REQUEST
Look at the data below and print exactly the lines from its first line through the line with "const data = series.map((s, i)"; the pictures stay out of the copy.

INFORMATION PROVIDED
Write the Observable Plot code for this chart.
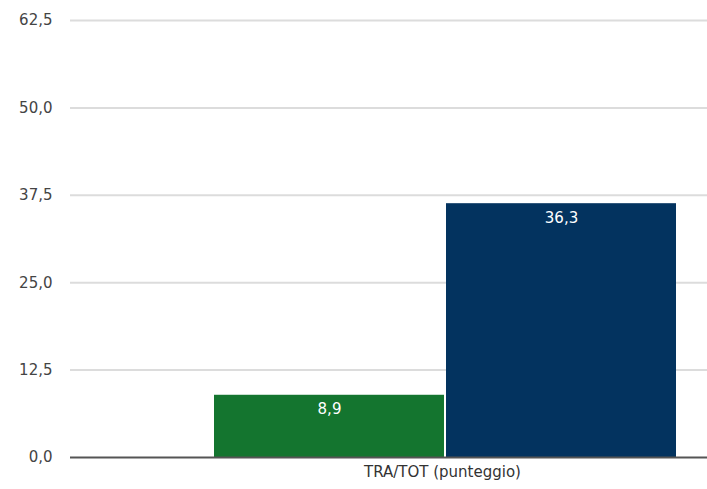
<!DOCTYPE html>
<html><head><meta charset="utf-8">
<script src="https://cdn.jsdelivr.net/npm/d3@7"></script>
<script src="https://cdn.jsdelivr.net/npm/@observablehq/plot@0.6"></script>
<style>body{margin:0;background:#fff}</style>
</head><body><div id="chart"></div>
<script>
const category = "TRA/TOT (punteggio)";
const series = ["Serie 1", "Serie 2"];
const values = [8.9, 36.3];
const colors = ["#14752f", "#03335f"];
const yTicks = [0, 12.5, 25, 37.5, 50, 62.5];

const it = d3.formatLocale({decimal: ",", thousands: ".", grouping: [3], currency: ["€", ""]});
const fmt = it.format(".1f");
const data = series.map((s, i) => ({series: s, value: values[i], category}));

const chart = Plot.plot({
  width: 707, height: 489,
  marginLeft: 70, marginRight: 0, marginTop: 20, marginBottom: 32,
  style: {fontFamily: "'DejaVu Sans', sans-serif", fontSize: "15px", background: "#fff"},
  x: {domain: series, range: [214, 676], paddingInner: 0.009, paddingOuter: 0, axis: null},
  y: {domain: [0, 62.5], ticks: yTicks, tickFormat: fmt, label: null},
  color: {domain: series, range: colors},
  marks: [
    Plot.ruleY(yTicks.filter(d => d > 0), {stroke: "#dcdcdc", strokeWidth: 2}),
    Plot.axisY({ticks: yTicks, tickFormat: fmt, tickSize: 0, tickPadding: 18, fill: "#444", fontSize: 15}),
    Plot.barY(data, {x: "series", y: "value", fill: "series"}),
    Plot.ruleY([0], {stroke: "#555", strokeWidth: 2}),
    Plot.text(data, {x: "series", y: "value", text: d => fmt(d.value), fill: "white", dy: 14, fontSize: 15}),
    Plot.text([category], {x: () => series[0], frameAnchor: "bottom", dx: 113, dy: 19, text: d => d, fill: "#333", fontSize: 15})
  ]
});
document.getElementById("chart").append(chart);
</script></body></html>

SOLUTION TO THIS PROBLEM
Write the Observable Plot code for this chart.
<!DOCTYPE html>
<html><head><meta charset="utf-8">
<script src="https://cdn.jsdelivr.net/npm/d3@7"></script>
<script src="https://cdn.jsdelivr.net/npm/@observablehq/plot@0.6"></script>
<style>body{margin:0;background:#fff}</style>
</head><body><div id="chart"></div>
<script>
const category = "TRA/TOT (punteggio)";
const series = ["Serie 1", "Serie 2"];
const values = [8.9, 36.3];
const colors = ["#14752f", "#03335f"];
const yTicks = [0, 12.5, 25, 37.5, 50, 62.5];

const it = d3.formatLocale({decimal: ",", thousands: ".", grouping: [3], currency: ["€", ""]});
const fmt = it.format(".1f");
const data = series.map((s, i) => ({series: s, value: values[i], category}));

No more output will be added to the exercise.